## Aim:
Search the material for the string "this" and copy each line where it occurs.

──────── Data shown

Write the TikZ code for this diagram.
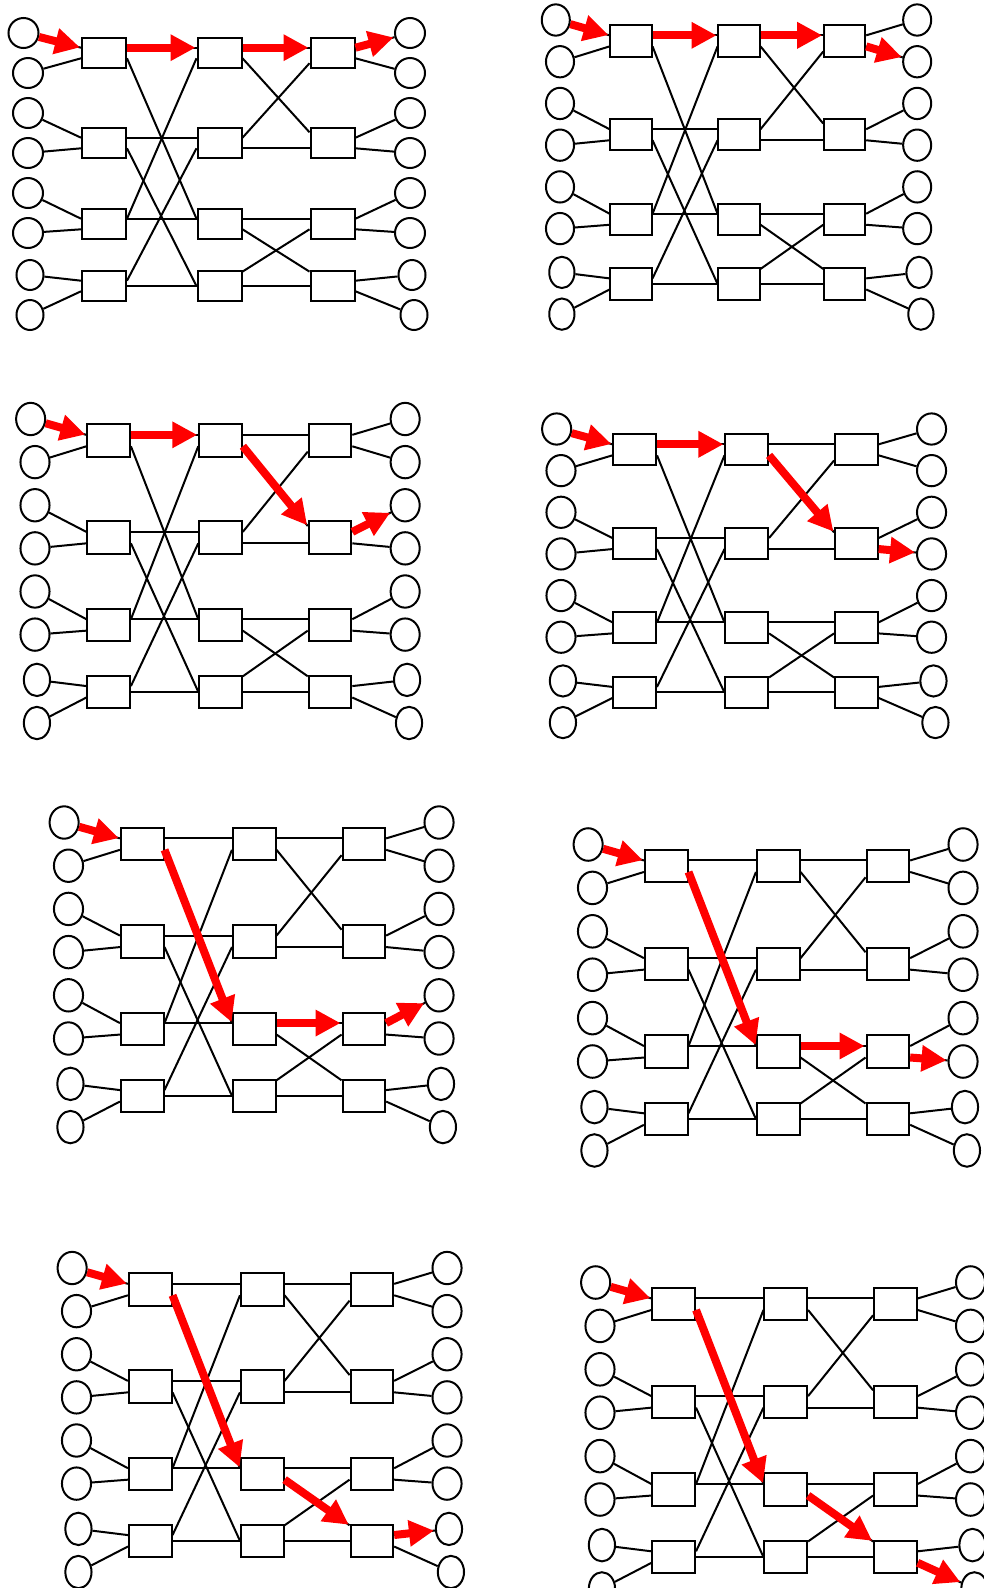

────────────────
──────── Data shown

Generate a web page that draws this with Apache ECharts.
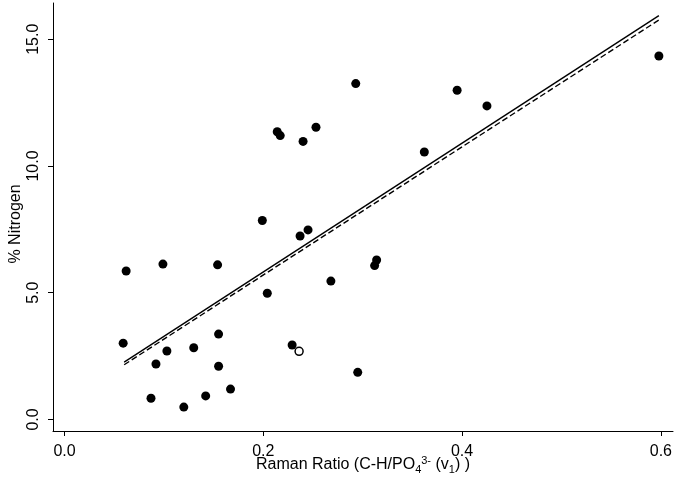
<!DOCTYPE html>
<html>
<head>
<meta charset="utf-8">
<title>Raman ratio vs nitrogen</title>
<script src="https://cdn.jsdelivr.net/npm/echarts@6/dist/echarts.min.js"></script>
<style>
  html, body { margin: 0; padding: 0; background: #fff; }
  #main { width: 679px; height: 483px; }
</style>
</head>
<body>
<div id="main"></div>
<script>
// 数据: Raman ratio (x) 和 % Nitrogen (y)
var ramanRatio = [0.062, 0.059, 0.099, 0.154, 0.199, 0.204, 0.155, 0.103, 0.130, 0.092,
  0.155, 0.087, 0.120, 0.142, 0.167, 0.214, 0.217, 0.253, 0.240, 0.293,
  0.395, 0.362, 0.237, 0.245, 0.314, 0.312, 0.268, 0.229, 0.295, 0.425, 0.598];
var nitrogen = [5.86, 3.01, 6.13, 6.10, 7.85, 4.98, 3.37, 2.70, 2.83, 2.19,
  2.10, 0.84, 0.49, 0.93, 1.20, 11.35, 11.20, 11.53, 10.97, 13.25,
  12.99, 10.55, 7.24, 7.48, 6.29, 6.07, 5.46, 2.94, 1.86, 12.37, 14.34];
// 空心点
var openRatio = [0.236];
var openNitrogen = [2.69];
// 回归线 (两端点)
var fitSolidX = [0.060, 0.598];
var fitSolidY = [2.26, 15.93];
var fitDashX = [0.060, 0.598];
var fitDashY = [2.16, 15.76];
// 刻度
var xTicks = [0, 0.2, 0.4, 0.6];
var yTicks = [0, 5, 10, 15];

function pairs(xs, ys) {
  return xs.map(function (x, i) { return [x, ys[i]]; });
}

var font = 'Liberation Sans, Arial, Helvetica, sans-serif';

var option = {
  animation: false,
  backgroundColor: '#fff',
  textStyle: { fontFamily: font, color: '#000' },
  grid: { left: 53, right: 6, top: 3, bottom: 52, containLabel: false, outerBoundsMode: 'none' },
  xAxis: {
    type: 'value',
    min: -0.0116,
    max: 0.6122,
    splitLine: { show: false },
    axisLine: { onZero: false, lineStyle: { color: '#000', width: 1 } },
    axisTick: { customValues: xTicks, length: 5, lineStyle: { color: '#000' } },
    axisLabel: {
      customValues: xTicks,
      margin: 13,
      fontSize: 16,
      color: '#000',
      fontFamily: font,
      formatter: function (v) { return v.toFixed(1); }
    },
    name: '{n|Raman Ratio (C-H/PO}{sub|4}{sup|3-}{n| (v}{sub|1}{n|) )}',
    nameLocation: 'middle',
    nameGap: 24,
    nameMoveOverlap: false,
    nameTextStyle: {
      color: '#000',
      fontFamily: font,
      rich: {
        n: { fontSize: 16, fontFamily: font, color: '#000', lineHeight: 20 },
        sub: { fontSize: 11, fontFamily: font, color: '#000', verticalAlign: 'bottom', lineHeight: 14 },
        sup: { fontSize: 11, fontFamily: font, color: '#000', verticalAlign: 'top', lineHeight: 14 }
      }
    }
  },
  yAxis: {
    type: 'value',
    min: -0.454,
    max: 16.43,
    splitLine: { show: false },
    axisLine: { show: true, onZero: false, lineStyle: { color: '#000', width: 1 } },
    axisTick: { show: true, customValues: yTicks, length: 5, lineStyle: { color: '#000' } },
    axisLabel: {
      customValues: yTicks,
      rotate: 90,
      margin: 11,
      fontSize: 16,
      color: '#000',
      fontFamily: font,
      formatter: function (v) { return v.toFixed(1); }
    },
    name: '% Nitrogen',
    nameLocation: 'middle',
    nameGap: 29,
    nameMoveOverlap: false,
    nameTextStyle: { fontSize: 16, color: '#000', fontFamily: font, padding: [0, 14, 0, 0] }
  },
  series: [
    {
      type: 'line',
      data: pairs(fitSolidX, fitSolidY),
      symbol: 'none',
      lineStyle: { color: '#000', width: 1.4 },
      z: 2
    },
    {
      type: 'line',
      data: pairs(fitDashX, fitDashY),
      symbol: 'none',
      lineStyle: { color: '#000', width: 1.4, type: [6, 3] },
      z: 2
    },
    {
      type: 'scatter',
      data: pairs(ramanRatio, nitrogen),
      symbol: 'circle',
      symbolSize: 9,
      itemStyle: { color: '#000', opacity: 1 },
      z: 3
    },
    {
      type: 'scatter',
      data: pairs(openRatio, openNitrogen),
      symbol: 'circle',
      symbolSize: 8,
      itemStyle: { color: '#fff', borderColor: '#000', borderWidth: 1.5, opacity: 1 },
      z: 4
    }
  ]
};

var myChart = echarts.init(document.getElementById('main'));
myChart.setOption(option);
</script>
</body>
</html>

────────────────
──────── Data shown

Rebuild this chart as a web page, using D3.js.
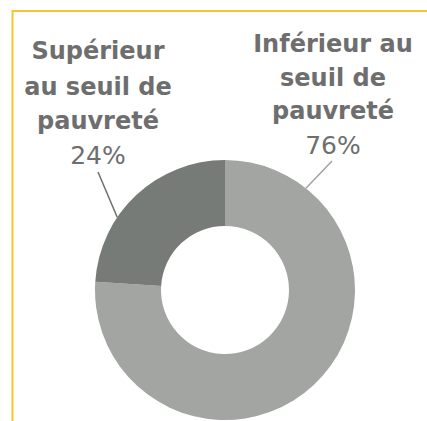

────────────────

## Answer for the task:
Write the TikZ code for this diagram.
Generate a web page that draws this with Apache ECharts.
Rebuild this chart as a web page, using D3.js.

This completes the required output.